Sous prétexte d’économies à court terme, mettant en lumière l’affaiblissement de la capacité d’investissement à la fois de l’État et des collectivités, un tel procédé est très clairement, en réalité, un prélude à la privatisation des infrastructures. En tout cas, cela nous semble dangereux. Pourtant, ce type de contrat fait florès et tend à être généralisé à l’ensemble des infrastructures et équipements publics, notamment dans le secteur de la voie d’eau. En témoigne le projet de canal Seine-Nord Europe.
À l’inverse, nous estimons qu’il est urgent d’engager une politique publique ambitieuse pour l’entretien et l’exploitation des infrastructures, seule capable d’assurer réellement le développement d’un réseau multimodal et intégré. Et, monsieur le ministre, vous venez de nous confirmer une nouvelle fois votre ferme engagement en la matière.
Pourtant, votre gouvernement non seulement continue de mener une politique d’austérité et de rigueur, notamment par le biais de la RGPP, mais, plus grave, se dessaisit d’un financement des infrastructures à travers des concessions ou le recours aux PPP, les partenariats public-privé. Il s’agit bien là d’une logique de privatisation répondant à des impératifs budgétaires, et ce pour le plus grand bénéfice des actionnaires des entreprises du bâtiment.

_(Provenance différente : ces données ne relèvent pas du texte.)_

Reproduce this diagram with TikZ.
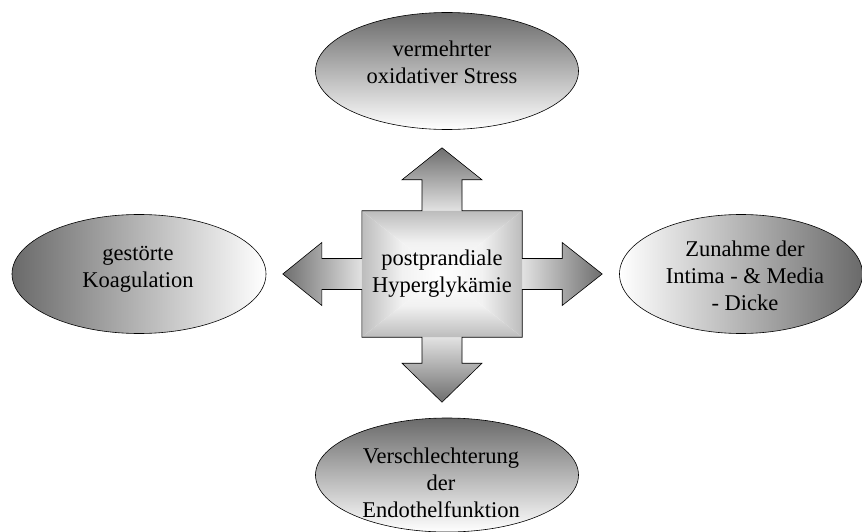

Pour notre part, nous sommes très circonspects devant cette généralisation des PPP, notamment en ce qui concerne la reconstruction des barrages manuels sur la Meuse et l’Aisne.
Le transfert de la maîtrise d’ouvrage aux géants du BTP, dont le principal objectif est de verser des dividendes, ainsi que la suppression d’emplois publics qui y est liée nous semblent insupportables et en total décalage avec une politique des transports ambitieuse, répondant aux impératifs découlant du Grenelle de l’environnement.
Les récents exemples de mise en œuvre de PPP démontrent que, loin de constituer un mode de marché public efficace, cette solution se traduit à terme par des coûts plus élevés. Le recours à cette forme de marché public entérine également une perte de maîtrise publique qui n’est pas conforme aux objectifs d’intérêt général assignés à une politique des transports favorisant l’intermodalité et garantissant un niveau élevé de sécurité.
L’exemple de l’hôpital d’Évry constitue à ce titre un nouvel exemple de l’incapacité du privé, trop enclin à privilégier ses bénéfices, à répondre à des objectifs d’intérêt général.
Pour cette raison, et par le biais du présent amendement, nous voulons alerter nos collègues et le Gouvernement sur les conséquences néfastes de la généralisation du recours aux PPP et interdire ceux-ci pour la réalisation et l’exploitation des infrastructures fluviales.
M. le président. Quel est l’avis de la commission ?
M. Francis Grignon, rapporteur. Une telle interdiction paraît excessive, madame Schurch.
Je rappelle que les contrats de concession – puisque vous visez à la fois les concessions et les PPP – datent du XVIIe siècle et qu’ils ont servi à creuser bien des canaux.
Quant au partenariat public-privé, je ne pense pas qu’il faille le diaboliser : c’est un outil parmi d’autres au sein de la commande publique. Il a certes un coût, mais il permet de mobiliser des crédits importants : c’est le cas pour la réalisation du canal Seine-Nord Europe, dont le montant global dépasse 4 milliards d’euros. Il serait donc dommage de priver VNF de ce moyen d’action.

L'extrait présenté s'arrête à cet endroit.